President Mahmoud Ahmadinejad calls on Iran’s judiciary to ensure justice administered in the case of a detained U.S.-Iranian journalist Roxana Saberi.

Head of the Presidential Office Abdolreza Sheikholeslami, in a letter to Tehran’s prosecutor Saeed Mortazavi, called for fair investigation into the cases of Roxana Saberi and blogger Hossein Derakhshan, IRNA reported Sunday.
“As per the president’s request, please see to it that the legal proceedings are not diverted away from the path of justice,” the letter read. “Personally see to it that the defendants are able to assert their legal rights in defending themselves.”

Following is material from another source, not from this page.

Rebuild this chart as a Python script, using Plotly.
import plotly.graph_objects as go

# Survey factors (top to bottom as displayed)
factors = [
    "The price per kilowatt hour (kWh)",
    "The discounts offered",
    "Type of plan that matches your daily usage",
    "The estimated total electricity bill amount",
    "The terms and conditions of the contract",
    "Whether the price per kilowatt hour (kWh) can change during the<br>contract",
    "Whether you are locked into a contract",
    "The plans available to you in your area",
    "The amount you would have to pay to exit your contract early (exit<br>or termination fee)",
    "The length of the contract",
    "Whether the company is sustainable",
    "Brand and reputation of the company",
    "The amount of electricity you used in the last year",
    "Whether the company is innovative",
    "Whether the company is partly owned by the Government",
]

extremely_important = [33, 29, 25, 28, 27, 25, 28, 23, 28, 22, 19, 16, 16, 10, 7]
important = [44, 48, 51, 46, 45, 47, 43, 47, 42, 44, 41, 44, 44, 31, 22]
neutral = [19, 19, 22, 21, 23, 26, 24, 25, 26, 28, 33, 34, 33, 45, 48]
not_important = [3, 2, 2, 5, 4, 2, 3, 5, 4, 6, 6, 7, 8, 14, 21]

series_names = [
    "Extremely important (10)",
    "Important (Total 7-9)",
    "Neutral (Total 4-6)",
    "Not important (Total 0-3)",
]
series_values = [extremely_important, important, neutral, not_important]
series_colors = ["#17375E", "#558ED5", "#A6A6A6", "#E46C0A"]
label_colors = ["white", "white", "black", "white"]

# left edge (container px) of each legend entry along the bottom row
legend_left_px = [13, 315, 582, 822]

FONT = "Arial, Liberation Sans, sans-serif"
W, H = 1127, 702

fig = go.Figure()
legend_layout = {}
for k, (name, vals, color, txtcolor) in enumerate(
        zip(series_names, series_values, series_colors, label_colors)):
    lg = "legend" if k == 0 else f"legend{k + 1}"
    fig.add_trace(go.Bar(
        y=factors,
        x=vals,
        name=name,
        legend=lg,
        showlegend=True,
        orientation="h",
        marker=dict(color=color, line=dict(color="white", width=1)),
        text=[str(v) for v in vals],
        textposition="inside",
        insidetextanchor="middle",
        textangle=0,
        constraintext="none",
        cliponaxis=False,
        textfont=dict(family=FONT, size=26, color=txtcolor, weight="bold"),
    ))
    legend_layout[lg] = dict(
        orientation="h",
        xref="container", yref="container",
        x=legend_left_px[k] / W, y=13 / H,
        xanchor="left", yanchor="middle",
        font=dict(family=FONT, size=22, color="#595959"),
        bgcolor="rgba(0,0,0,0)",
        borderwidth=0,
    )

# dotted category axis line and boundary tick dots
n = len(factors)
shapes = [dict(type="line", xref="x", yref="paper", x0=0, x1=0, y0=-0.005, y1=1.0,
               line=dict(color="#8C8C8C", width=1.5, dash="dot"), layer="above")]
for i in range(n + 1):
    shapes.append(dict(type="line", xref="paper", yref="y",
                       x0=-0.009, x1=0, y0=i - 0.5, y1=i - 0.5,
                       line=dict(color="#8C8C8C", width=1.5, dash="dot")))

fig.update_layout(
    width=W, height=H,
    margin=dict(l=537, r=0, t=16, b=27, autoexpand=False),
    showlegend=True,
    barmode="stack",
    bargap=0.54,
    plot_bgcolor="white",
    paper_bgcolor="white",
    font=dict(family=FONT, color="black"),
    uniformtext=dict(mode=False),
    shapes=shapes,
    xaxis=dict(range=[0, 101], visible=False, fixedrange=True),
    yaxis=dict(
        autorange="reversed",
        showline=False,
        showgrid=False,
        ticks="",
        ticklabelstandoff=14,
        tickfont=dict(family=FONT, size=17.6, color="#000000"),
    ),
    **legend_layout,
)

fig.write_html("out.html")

The letter came one day after the 31-year old Saberi, who holds a dual citizenship for both the United States and Iran, was according to her lawyer Abdolsamad Khorramshai sentenced to eight years in prison on espionage charges.
Khorramshai said on Saturday that he would appeal the verdict.

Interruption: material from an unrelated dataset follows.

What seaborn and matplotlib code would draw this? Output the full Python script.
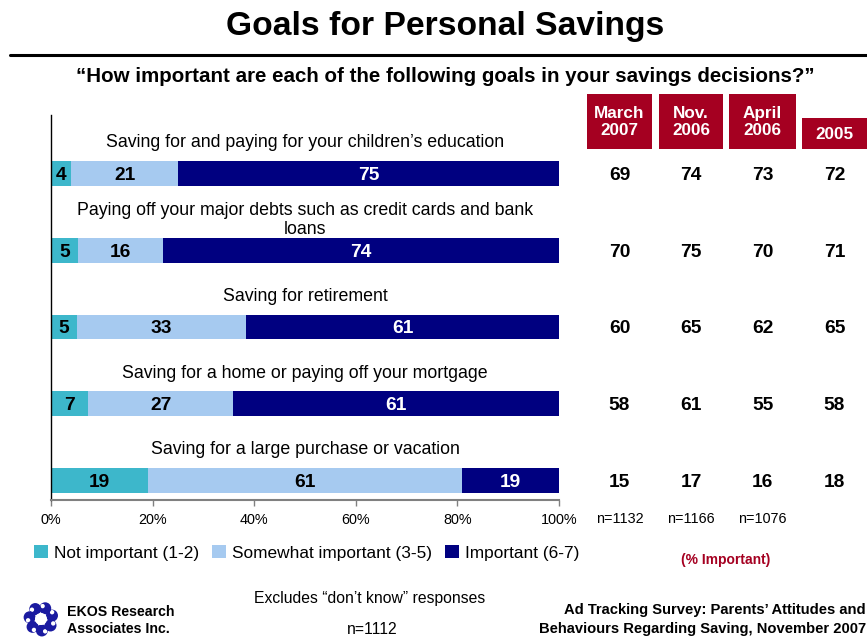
import math
import matplotlib
matplotlib.use("Agg")
import matplotlib.pyplot as plt
from matplotlib import font_manager
from matplotlib.patches import Rectangle, Circle, Patch
from matplotlib.lines import Line2D
from matplotlib.transforms import blended_transform_factory
import pandas as pd
import seaborn as sns

# ---- data -----------------------------------------------------------------
goals = [
    "Saving for and paying for your children\u2019s education",
    "Paying off your major debts such as credit cards and bank\nloans",
    "Saving for retirement",
    "Saving for a home or paying off your mortgage",
    "Saving for a large purchase or vacation",
]
not_important = [4, 5, 5, 7, 19]
somewhat_important = [21, 16, 33, 27, 61]
important = [75, 74, 61, 61, 19]

waves = ["March\n2007", "Nov.\n2006", "April\n2006", "2005"]
pct_important_mar07 = [69, 70, 60, 58, 15]
pct_important_nov06 = [74, 75, 65, 61, 17]
pct_important_apr06 = [73, 70, 62, 55, 16]
pct_important_2005 = [72, 71, 65, 58, 18]
wave_sizes = ["n=1132", "n=1166", "n=1076", ""]

x_ticks = [0, 20, 40, 60, 80, 100]
x_tick_labels = ["0%", "20%", "40%", "60%", "80%", "100%"]
legend_labels = ["Not important (1-2)", "Somewhat important (3-5)", "Important (6-7)"]

TEAL = "#3DB7CB"
LIGHT = "#A6CAF0"
NAVY = "#000080"
RED = "#A50021"
LOGO_BLUE = "#1A1AA0"

# ---- fonts ------------------------------------------------------------------
sns.set_theme(style="white")
installed = {f.name for f in font_manager.fontManager.ttflist}
if "Liberation Sans Narrow" in installed:
    NARROW, NSCALE = "Liberation Sans Narrow", 1.0
else:
    # regular face shrunk so the line widths stay the same
    NARROW, NSCALE = "Liberation Sans", 0.82
REG = "Liberation Sans"
plt.rcParams["font.family"] = [REG, "DejaVu Sans"]
plt.rcParams["text.color"] = "black"
plt.rcParams["xtick.color"] = "black"
plt.rcParams["xtick.labelcolor"] = "black"


def nsize(s):
    return s * NSCALE


W, H = 867, 638
fig = plt.figure(figsize=(W / 100, H / 100), dpi=100)
fig.patch.set_facecolor("white")


def fx(x):
    return x / W


def fy(y):
    return 1 - y / H


# ---- stacked bars -----------------------------------------------------------
ax_left, ax_right, ax_top, ax_bottom = 51, 559, 115, 499.5
ax = fig.add_axes([fx(ax_left), fy(ax_bottom), (ax_right - ax_left) / W,
                   (ax_bottom - ax_top) / H])

df = pd.DataFrame({
    "goal": goals,
    "not": not_important,
    "some": somewhat_important,
    "imp": important,
})
parts = ["not", "some", "imp"]
colors = [TEAL, LIGHT, NAVY]
totals = df[parts].sum(axis=1)
share = df[parts].div(totals, axis=0) * 100  # "don't know" excluded
ends = share.cumsum(axis=1)

for col, color in reversed(list(zip(parts, colors))):
    sns.barplot(x=ends[col], y=df["goal"], order=goals, orient="h",
                color=color, saturation=1, width=0.32, linewidth=0, ax=ax)

ax.set_xlim(0, 100)
ax.set_ylim(4.248, -0.762)
ax.set_xlabel("")
ax.set_ylabel("")
ax.set_yticks([])
ax.set_xticks(x_ticks)
ax.set_xticklabels(x_tick_labels, fontsize=10.4, color="black")
ax.tick_params(axis="x", direction="out", length=4, width=1, color="#808080",
               pad=6, bottom=True)
for s in ["top", "right"]:
    ax.spines[s].set_visible(False)
ax.spines["left"].set_color("black")
ax.spines["left"].set_linewidth(1)
ax.spines["bottom"].set_color("#808080")
ax.spines["bottom"].set_linewidth(1.5)

# segment values and category labels
for i in range(len(goals)):
    start = 0
    for j, col in enumerate(parts):
        w = share.loc[i, col]
        ax.text(start + w / 2, i, f"{df.loc[i, col]}", ha="center",
                va="center_baseline", fontsize=13.8, fontweight="bold",
                color="white" if col == "imp" else "black")
        start += w
    ax.text(50, i - 0.40, goals[i], ha="center", va="center", fontsize=12.8,
            color="black", linespacing=1.15)

# ---- right-hand trend columns -------------------------------------------------
col_centers = [619.5, 691, 762.5, 834.5]
col_values = [pct_important_mar07, pct_important_nov06, pct_important_apr06,
              pct_important_2005]
box_edges = [(587, 652), (659, 723), (729, 796), (802, 867)]
box_tops = [94, 94, 94, 118]
box_bottom = 148.5
trans = blended_transform_factory(fig.transFigure, ax.transData)

for k, (label, vals) in enumerate(zip(waves, col_values)):
    x0, x1 = box_edges[k]
    fig.add_artist(Rectangle((fx(x0), fy(box_bottom)), (x1 - x0) / W,
                             (box_bottom - box_tops[k]) / H,
                             transform=fig.transFigure, facecolor=RED,
                             edgecolor="none"))
    fig.text(fx(col_centers[k]), fy((box_tops[k] + box_bottom) / 2 + 1), label,
             ha="center", va="center", color="white", fontweight="bold",
             fontsize=12.3, linespacing=1.2)
    for i, v in enumerate(vals):
        ax.text(fx(col_centers[k]), i, f"{v}", transform=trans, ha="center",
                va="center_baseline", fontsize=13.8, fontweight="bold",
                color="black")
    if wave_sizes[k]:
        fig.text(fx(col_centers[k]), fy(519), wave_sizes[k], ha="center",
                 va="center", fontsize=10.4)

# ---- titles -----------------------------------------------------------------
fig.text(fx(445), fy(27), "Goals for Personal Savings", ha="center",
         va="center", fontfamily=NARROW, fontweight="bold",
         fontsize=nsize(29.5), color="black")
fig.add_artist(Line2D([fx(10), 1.0], [fy(55), fy(55)], color="black", lw=2.2,
                      transform=fig.transFigure))
fig.text(fx(445), fy(76),
         "\u201cHow important are each of the following goals in your savings decisions?\u201d",
         ha="center", va="center", fontfamily=NARROW, fontweight="bold",
         fontsize=nsize(18), color="black")

# ---- legend -----------------------------------------------------------------
handles = [Patch(facecolor=c, edgecolor="none") for c in colors]
leg = fig.legend(handles, legend_labels, loc="center left",
                 bbox_to_anchor=(fx(34), fy(553)), ncol=3, frameon=False,
                 prop={"family": NARROW, "size": nsize(15.2)},
                 handlelength=0.8, handleheight=0.8, handletextpad=0.35,
                 columnspacing=0.75, borderpad=0, borderaxespad=0)
for t in leg.get_texts():
    t.set_color("black")

fig.text(fx(726), fy(560), "(% Important)", ha="center", va="center",
         color=RED, fontweight="bold", fontsize=10)

# ---- footer -----------------------------------------------------------------
fig.text(fx(370), fy(599), "Excludes \u201cdon\u2019t know\u201d responses",
         ha="center", va="center", fontfamily=NARROW, fontsize=nsize(13.8))
fig.text(fx(372), fy(630), "n=1112", ha="center", va="center",
         fontfamily=NARROW, fontsize=nsize(13.8))
fig.text(fx(866), fy(610), "Ad Tracking Survey: Parents\u2019 Attitudes and",
         ha="right", va="center", fontweight="bold", fontsize=10.6)
fig.text(fx(866), fy(629), "Behaviours Regarding Saving, November 2007",
         ha="right", va="center", fontweight="bold", fontsize=10.6)
fig.text(fx(67), fy(612), "EKOS Research", ha="left", va="center",
         fontweight="bold", fontsize=10.2)
fig.text(fx(67), fy(629), "Associates Inc.", ha="left", va="center",
         fontweight="bold", fontsize=10.2)

# company mark: a ring of curled blobs
cx, cy = 41 / 100, (H - 619) / 100
for k in range(7):
    a = 2 * math.pi * k / 7 + 0.3
    bx, by = cx + 0.115 * math.cos(a), cy + 0.115 * math.sin(a)
    fig.add_artist(Circle((bx, by), 0.06, transform=fig.dpi_scale_trans,
                          facecolor=LOGO_BLUE, edgecolor="none"))
    ix, iy = cx + 0.13 * math.cos(a + 0.25), cy + 0.13 * math.sin(a + 0.25)
    fig.add_artist(Circle((ix, iy), 0.022, transform=fig.dpi_scale_trans,
                          facecolor="white", edgecolor="none"))
fig.add_artist(Circle((cx, cy), 0.06, transform=fig.dpi_scale_trans,
                      facecolor="white", edgecolor="none"))

fig.savefig("out.png", dpi=100, facecolor="white")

Saberi, who reported for the BBC, NPR, and Fox News during her six-year stay in Iran, was arrested in January for working “illegally” as a journalist after her press card was revoked in 2006.
U.S. Secretary of State Hillary Clinton denounced the jail sentence handed to Saberi by an Iranian court on Saturday. “I am deeply disappointed by the reported sentencing of Roxana Saberi by the Iranian judiciary.”
“We will continue to vigorously raise our concerns to the Iranian government,” said Clinton in a statement, adding, “We are working closely with the Swiss Protecting Presence to obtain details about the court’s decision, and to ensure her well being.”
Iranian authorities have not yet commented on whether Saberi has been sentenced.